Never Give Up, Never Surrender – Part 2

I’d been given Vicodin after a few hours arriving at the Alexandria INOVA Hospital Emergency Room, so I was down to an a eight on the pain scale, rather than the twelve I was when I arrived in the ambulance. Perhaps this is why the ER doctor felt my back injury didn’t warrant any actual care.   Fortunately, the Physician Assistant came to my rescue in the nick of time with the news that Radiology could fit me in after all.

When the ER doctor stopped glaring at PA, who had just made her look lazy and incompetent, she signed off on the order for the MRI and sent me and my gurney on our merry way.

Radiology also proved to be no less of an adventure than the ER.

My previous experience with MRI machines was that my weight would be a problem: many MRI machines have tables that only support 250lbs or less. With INOVA’s MRI machine, my weight wasn’t a problem, but my shoulders were. Fortunately, the radiology tech had a few tricks up his sleeve, and he had me stretch my arms about my head before sliding me into the MRI “pipe”. The fit was snug, and the country music piped in over headphones helped, but after ten minutes of buzzing, the tech pulled me out and said they were having calibration issues and needed to use another MRI machine.

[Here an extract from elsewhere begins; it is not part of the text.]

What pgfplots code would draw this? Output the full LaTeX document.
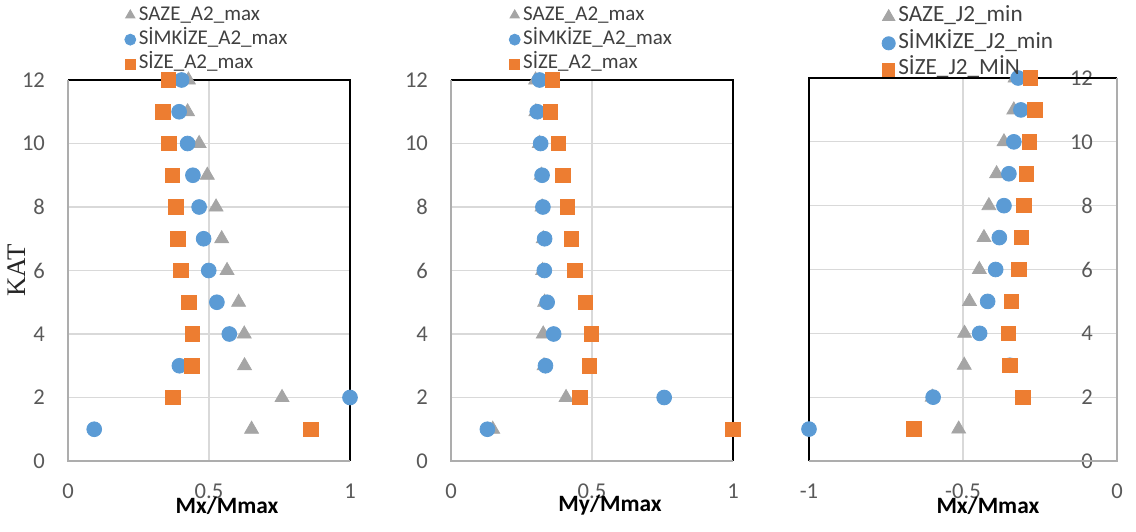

The walk to the second MRI machine was the slowest and most painful fifteen yards I’d ever walked. But I made it to the table, laid down, stretched my arms above me, closed my eyes, and relaxed to some Kenny Chesney while the MRI hummed in the background.

After a five minutes, the technician’s voice popped in over the radio, saying the machine was calibrated, and the test would take about thirty minutes. I just kept my eyes closed, half-listening to the country lyrics, and tried not to give into claustrophobia.

After another five minutes, I realized I had a bigger problem: I needed to pee.

One of the possible side effects of an MRI is an increase in body temperature. The MRI machine works a lot like a microwave oven, so over the next twenty-five minutes, I could feel the urine in my bladder steadily increasing in temperature. I knew the technicians probably wouldn’t be happy if I wet their multi-million-dollar machine, so I did my best to pass the time without thinking about growing pressure, warmth and discomfort. By the end of the scan, the pain in my bladder had reached parity with the pain in my back, and I felt like I was sprinting to the restroom twenty yards way.